Se référant au théologien français renommé Henri de Lubac, Emmanuel Tourpe explique que l’Église catholique est « une communion d’églises particulières » où « ma paroisse, mon diocèse est tout autant l’Église catholique » que Rome. Le prochain pape devra maintenir cette « tension difficile » entre reconnaître que « tous les chemins mènent à Rome » tout en affirmant simultanément que « chaque église locale est elle-même l’Église catholique. »

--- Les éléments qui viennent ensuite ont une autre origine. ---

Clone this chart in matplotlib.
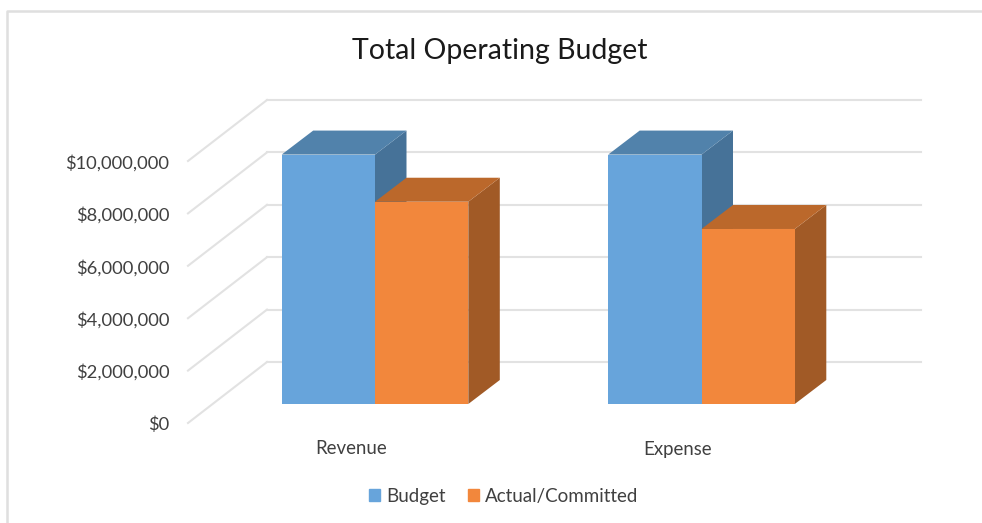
import numpy as np
import matplotlib
matplotlib.use("Agg")
import matplotlib.pyplot as plt
from matplotlib.patches import Patch
from matplotlib.ticker import FuncFormatter

plt.rcParams['font.family'] = ['Lato', 'DejaVu Sans']

categories = ["Revenue", "Expense"]
budget = [9.52e6, 9.52e6]
actual = [7.72e6, 6.68e6]
y_ticks = [0, 2e6, 4e6, 6e6, 8e6, 10e6]

W, H = 982, 523
PX_X = 326.5 / 1          # pixels per category
PX_Y = 26.2 / 1e6         # pixels per dollar
X0, Y0 = 375, 404         # pixel of first category centre / zero line

fig = plt.figure(figsize=(W / 100, H / 100), dpi=100)
ax = fig.add_axes([0, 0, 1, 1])
ax.set_xlim(-X0 / PX_X, (W - X0) / PX_X)
ax.set_ylim(-(H - Y0) / PX_Y, Y0 / PX_Y)
ax.axis("off")


def dx(px):
    return px / PX_X


def dy(px):
    return px / PX_Y


# outer frame of the pasted chart
ax.plot([dx(7 - X0), dx(7 - X0), dx(W - X0)],
        [dy(Y0 - H), dy(Y0 - 11), dy(Y0 - 11)], color="#dfdfdf", lw=1.8, zorder=1)

# back wall gridlines + floor diagonals
for t in y_ticks:
    back = t + dy(42)
    ax.plot([dx(267 - X0), dx(921 - X0)], [back, back], color="#e2e2e2", lw=1.5, zorder=1)
    ax.plot([dx(188 - X0), dx(267 - X0)], [t - dy(19), back], color="#e2e2e2", lw=1.5, zorder=1)
    ax.text(dx(169.5 - X0), t - dy(21), FuncFormatter(lambda v, p: f"${v:,.0f}")(t),
            ha="right", va="center", fontsize=13.2, color="#404040")

bar_w = dx(93.3)
depth_x, depth_y = dx(31.5), dy(24)


def box(x, h, front, top, side):
    ax.fill([x + bar_w, x + bar_w + depth_x, x + bar_w + depth_x, x + bar_w],
            [0, depth_y, h + depth_y, h], color=side, lw=0, zorder=2)
    ax.fill([x, x + depth_x, x + bar_w + depth_x, x + bar_w],
            [h, h + depth_y, h + depth_y, h], color=top, lw=0, zorder=2)
    ax.bar(x, h, width=bar_w, align="edge", color=front, lw=0, zorder=2)


for i, name in enumerate(categories):
    box(i - bar_w, budget[i], "#67a4db", "#5182ab", "#467298")
    box(i, actual[i], "#f2873c", "#bb682b", "#a15a26")
    ax.text(i - dx(24), -dy(45), name, ha="center", va="center", fontsize=13.4, color="#404040")

ax.text(dx(500 - X0), dy(Y0 - 51), "Total Operating Budget", ha="center", va="center",
        fontsize=20.5, color="#1a1a1a")

handles = [Patch(color="#67a4db", label="Budget"), Patch(color="#f2873c", label="Actual/Committed")]
ax.legend(handles=handles, ncol=2, frameon=False, loc="center", fontsize=13.5,
          bbox_to_anchor=(503.5 / W, 1 - 496.5 / H), handlelength=0.6, handleheight=0.6,
          handletextpad=0.3, columnspacing=1.2, labelcolor="#404040")

fig.savefig("out.png", dpi=100)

Dans nos dernières minutes avec notre invité, il réfléchit à la raison pour laquelle le conclave fascine les gens du monde entier, y compris les non-croyants. Si la forme ritualisée — avec les gardes suisses en uniformes d’époque Renaissance et des cérémonies séculaires — attire les regards curieux, Tourpe croit que quelque chose de plus profond retient l’attention.
« Au-delà de cette forme, il y a un fond, un rayonnement, une lumière qui traverse cette forme qui je crois attire beaucoup plus que ces curiosités anecdotiques, » suggère-t-il.
Dans un monde secoué par des nouvelles chaotiques — « ce matin, une guerre a commencé entre l’Inde et le Pakistan, » note-t-il — le conclave représente un moment où « une verticalité s’impose » sur l’histoire humaine. C’est une pause sacrée quand les cardinaux disent, « Sortez, tous les bruits inutiles, toutes les guerres inutiles. Et maintenant laissons parler l’Esprit Saint. »
Alors que le monde guette la fumée blanche s’élevant au-dessus de la place Saint-Pierre, Emmanuel Tourpe nous rappelle que sous l’apparat et la politique se trouve une rencontre avec le sacré — une rencontre qui continue de captiver l’imagination de l’humanité à travers les systèmes de croyance et les frontières.